The sunflowers and hollyhock are especially good for bees, so I hope they seed themselves out and stay. The hazelnut, aronia and hawthorn will be good for bees and butterflies as well, when they mature. This year none of them have flowers yet. I also have lavender and heuchera. Unfortunately, I bought the lavender before realizing that pesticides are commonly used in their cultivation.
A home for ladybugs and bees (and other insects)
The Dutch nature foundation ‘Natuurmonumenten’ sells homes for insects. It’s a bit like birdhouses, but meant for wild bees, butterflies and ladybugs.
This one is specifically designed for bees (the top) and ladybugs. On one of the websites I read that ladybugs will like to have some dry leaves in their home, so I’m putting some in the bottom half of my insect-home.
I put it up last night, and the first insects have indeed moved in. However, they are neither ladybugs nor bees, but Earwigs – also, so I’m told, essential to the natural order.

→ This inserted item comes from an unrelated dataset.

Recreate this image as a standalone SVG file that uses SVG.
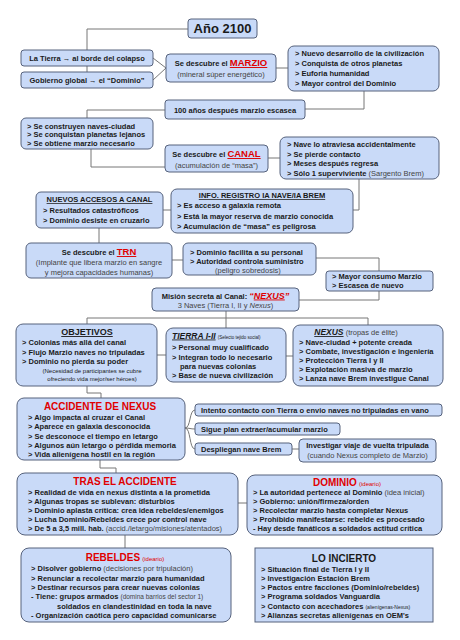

Allowing for a messy corner
A healthy ecosystem includes rotting plants and insectlife
This is one of my messy corners, hidden behind a large shrub. Plant material that left over from the garden is stacked and allowed to decompose in it’s own time. My garden doesn’t have a handy corner for a compost heap, but this is a decent alternative. The result will not be compost, but the soil will be enriched and all kinds of bugs and insects will call it their home, creating a nice little biotope.
The reason insect-homes have become a thing is precisely that people tend to have such clean gardens. In my case I decided to have both: messy corners AND an insect-hotel.
I have also put a few stray brick under bushes – hidden from people who may want to use them to break into my home, and nice for insects.
Allowing for ‘weeds’
In the back of the main garden, where I planted sunflowers, hawthorn, hazelnut and aronia (all plants that can become quite large), I’m not weeding out what naturally shows up. Instead I just let this corner of the garden be a bit wilder.
Again, this is part of the organic nature of my garden. It means plants that naturally occur in this climate will grow and give seeds to birds as well as help butterflies and bees. As these plants die in autumn, they will enrich the soil, binding nutrients and improving the structure.
Does this create problems?
No, because those weeds will never really compete with the plants I planted. Those bushes will make roots deep in the soil, so they’re not competing for food or water. And as for light: weeds will never outgrow a hawthorn bush. It just doesn’t.
Bee and Butterfly friendly Flowers
When getting new plants, check out whether they’re the kind that bees can feast on. You’d think it makes no difference, but it does. Here are some of the variables:
- Avoid plants with double or multi-petalled flowers. Even if they do have nectar and pollen, insects often don’t have access to it.
- Use plants native to the area: local insects will know what to do with them. Extra points for planting local plants that are becoming rare and host to rare types insects and bees.
- Combine plants that flower in different seasons, so that bees have food throughout the year.